Special Section: Genetically Modified Crops
Potential economic impacts of terminator technologies: policy implications for developing countries 1
|C.S. Srinivasan a1 and Colin Thirtle a2|
a1 Department of Agricultural and Food Economics, University of Reading, Reading, RG6 6AR
a2 Department of Environmental Science and Technology, Imperial College of Science, Technology and Medicine, RSM Building, Prince Consort Road, London SW7 2BP
The terminator gene can render seeds sterile, so forcing farmers to purchase fresh seed every year. It is a technological solution to the problem of market failure that could increase the appropriability of R&D investment more effectively than intellectual property rights legislation or patents.

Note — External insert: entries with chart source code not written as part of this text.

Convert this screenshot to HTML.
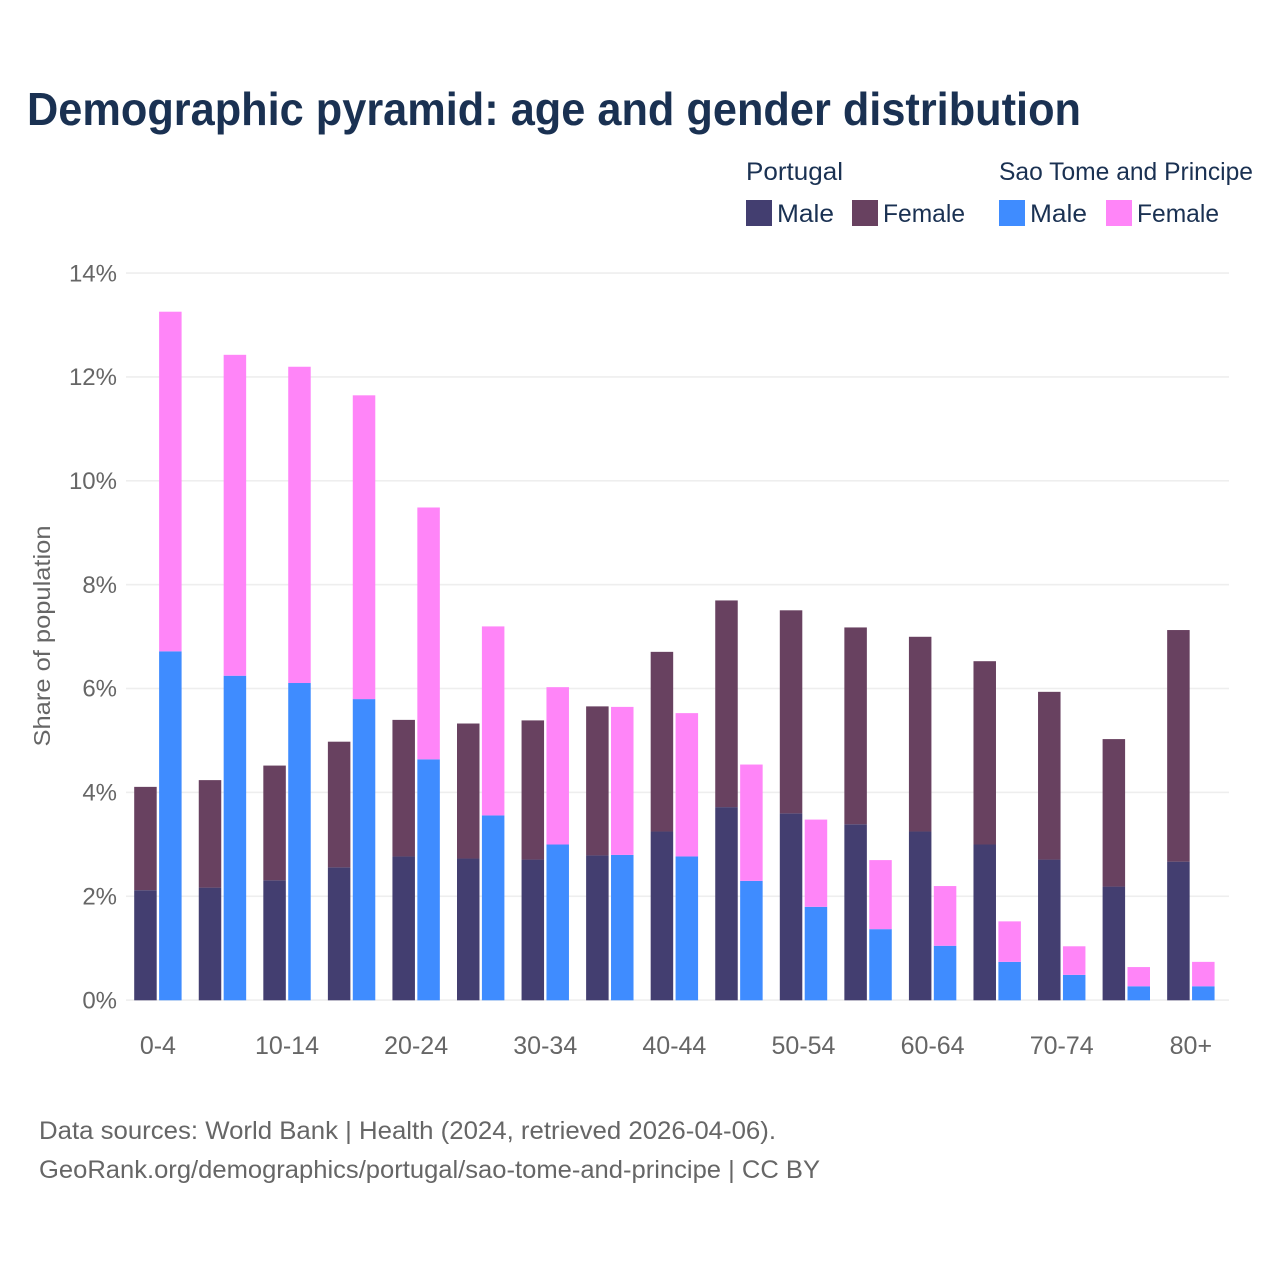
<!DOCTYPE html>
<html lang="en">
<head>
<meta charset="utf-8">
<title>Demographic pyramid</title>
<style>
html,body{margin:0;padding:0;background:#fff;}
svg{display:block;font-family:"Liberation Sans",sans-serif;}
</style>
</head>
<body>
<svg id="chart" width="1280" height="1280" viewBox="0 0 1280 1280" xmlns="http://www.w3.org/2000/svg">
  <rect x="0" y="0" width="1280" height="1280" fill="#ffffff"/>
  <text x="27" y="125" font-size="46" font-weight="700" fill="#1a3152" textLength="1054" lengthAdjust="spacingAndGlyphs">Demographic pyramid: age and gender distribution</text>

  <g font-size="25" fill="#1a3152">
    <text x="746" y="180" textLength="97" lengthAdjust="spacingAndGlyphs">Portugal</text>
    <text x="999" y="180" textLength="254" lengthAdjust="spacingAndGlyphs">Sao Tome and Principe</text>
    <rect x="746" y="200" width="26" height="26" fill="#433e70"/>
    <text x="777" y="222" textLength="57" lengthAdjust="spacingAndGlyphs">Male</text>
    <rect x="852" y="200" width="26" height="26" fill="#684160"/>
    <text x="883" y="222" textLength="82" lengthAdjust="spacingAndGlyphs">Female</text>
    <rect x="999" y="200" width="26" height="26" fill="#3f8cff"/>
    <text x="1030" y="222" textLength="57" lengthAdjust="spacingAndGlyphs">Male</text>
    <rect x="1106" y="200" width="26" height="26" fill="#ff85f8"/>
    <text x="1137" y="222" textLength="82" lengthAdjust="spacingAndGlyphs">Female</text>
  </g>

  <g id="grid"></g>
  <g id="yticks"></g>
  <g id="bars"></g>
  <g id="xticks"></g>

  <text transform="translate(50,636) rotate(-90)" text-anchor="middle" font-size="23.5" fill="#666666" textLength="221" lengthAdjust="spacingAndGlyphs">Share of population</text>

  <text x="39" y="1139" font-size="25" fill="#666666" textLength="737" lengthAdjust="spacingAndGlyphs">Data sources: World Bank | Health (2024, retrieved 2026-04-06).</text>
  <text x="39" y="1178" font-size="25" fill="#666666" textLength="781" lengthAdjust="spacingAndGlyphs">GeoRank.org/demographics/portugal/sao-tome-and-principe | CC BY</text>
</svg>
<script>
var ageGroups = ["0-4","5-9","10-14","15-19","20-24","25-29","30-34","35-39","40-44","45-49","50-54","55-59","60-64","65-69","70-74","75-79","80+"];
var xTickLabels = ["0-4","10-14","20-24","30-34","40-44","50-54","60-64","70-74","80+"];
var yTickValues = [0,2,4,6,8,10,12,14];
var portugalMale = [2.12,2.17,2.31,2.56,2.77,2.73,2.71,2.79,3.25,3.72,3.60,3.39,3.25,3.00,2.71,2.19,2.67];
var portugalFemale = [1.99,2.07,2.21,2.42,2.63,2.60,2.68,2.87,3.46,3.98,3.91,3.79,3.75,3.53,3.23,2.84,4.46];
var stpMale = [6.72,6.25,6.11,5.80,4.64,3.56,3.00,2.80,2.77,2.30,1.80,1.37,1.05,0.74,0.49,0.27,0.27];
var stpFemale = [6.54,6.18,6.09,5.85,4.85,3.64,3.03,2.85,2.76,2.24,1.68,1.33,1.15,0.78,0.55,0.37,0.47];

var SVG_NS = "http://www.w3.org/2000/svg";
var plotLeft = 126, plotRight = 1229, baseY = 1000.3, pxPerUnit = 51.93;
var firstGroupX = 134.2, groupStep = 64.56, barWidth = 22.5, barGap = 2.4;

function yScale(v){ return baseY - v * pxPerUnit; }
function xScale(i){ return firstGroupX + i * groupStep; }
function groupCenter(i){ return xScale(i) + barWidth + barGap / 2; }

function makeRect(parent, x, y, w, h, fill){
  var r = document.createElementNS(SVG_NS, "rect");
  r.setAttribute("x", x);
  r.setAttribute("y", y);
  r.setAttribute("width", w);
  r.setAttribute("height", h);
  r.setAttribute("fill", fill);
  parent.appendChild(r);
  return r;
}
function makeLabel(parent, x, y, anchor, size, str){
  var t = document.createElementNS(SVG_NS, "text");
  t.setAttribute("x", x);
  t.setAttribute("y", y);
  t.setAttribute("text-anchor", anchor);
  t.setAttribute("font-size", size);
  t.setAttribute("fill", "#666666");
  t.textContent = str;
  parent.appendChild(t);
  return t;
}

var grid = document.getElementById("grid");
var yticks = document.getElementById("yticks");
yTickValues.forEach(function(v){
  var line = makeRect(grid, plotLeft, yScale(v) - 1, plotRight - plotLeft, 1.6, "#eeeeee");
  
  
  var lab = makeLabel(yticks, 117, yScale(v) + 8, "end", 24, v + "%");
  
  
});

var bars = document.getElementById("bars");
ageGroups.forEach(function(g, i){
  var x1 = xScale(i);
  var x2 = x1 + barWidth + barGap;
  var pm = makeRect(bars, x1, yScale(portugalMale[i]), barWidth, portugalMale[i] * pxPerUnit, "#433e70");
  
  
  var pfTotal = portugalMale[i] + portugalFemale[i];
  var pf = makeRect(bars, x1, yScale(pfTotal), barWidth, portugalFemale[i] * pxPerUnit, "#684160");
  
  
  var sm = makeRect(bars, x2, yScale(stpMale[i]), barWidth, stpMale[i] * pxPerUnit, "#3f8cff");
  
  
  var sfTotal = stpMale[i] + stpFemale[i];
  var sf = makeRect(bars, x2, yScale(sfTotal), barWidth, stpFemale[i] * pxPerUnit, "#ff85f8");
  
  
});

var xticks = document.getElementById("xticks");
xTickLabels.forEach(function(label){
  var idx = ageGroups.indexOf(label);
  var t = makeLabel(xticks, groupCenter(idx), 1054, "middle", 25, label);
  
  
});
</script>
</body>
</html>
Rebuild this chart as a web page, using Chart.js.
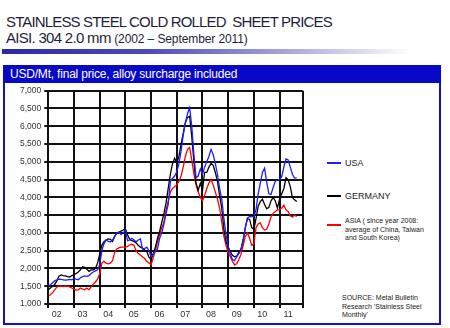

This paper shows that appropriability should be more than tripled and that this leads to greater private R&D investment, which may be expected to double or triple. This would bring open-pollinating varieties into line with F1 hybrids, for which seed cannot be saved. In turn, the increased investment should raise yield increases to levels similar to those for hybrid crops. Thus, there are benefits to set against the possible ecological and environmental costs and the clear distributional and social consequences. The paper discusses the way the seed market is developing, the possible impacts, especially from a developing country viewpoint, and considers the policy changes that are needed.
1 This paper was presented at a workshop on the management of the impacts of biotechnologies, entitled ‘Biotechnology, Environmental Policy and Agriculture’, sponsored by the European Science Foundation and the UK Department of International Development, 28–30 May 2000, Rome, Italy. We thank the workshop participants and two anonymous referees for helpful comments.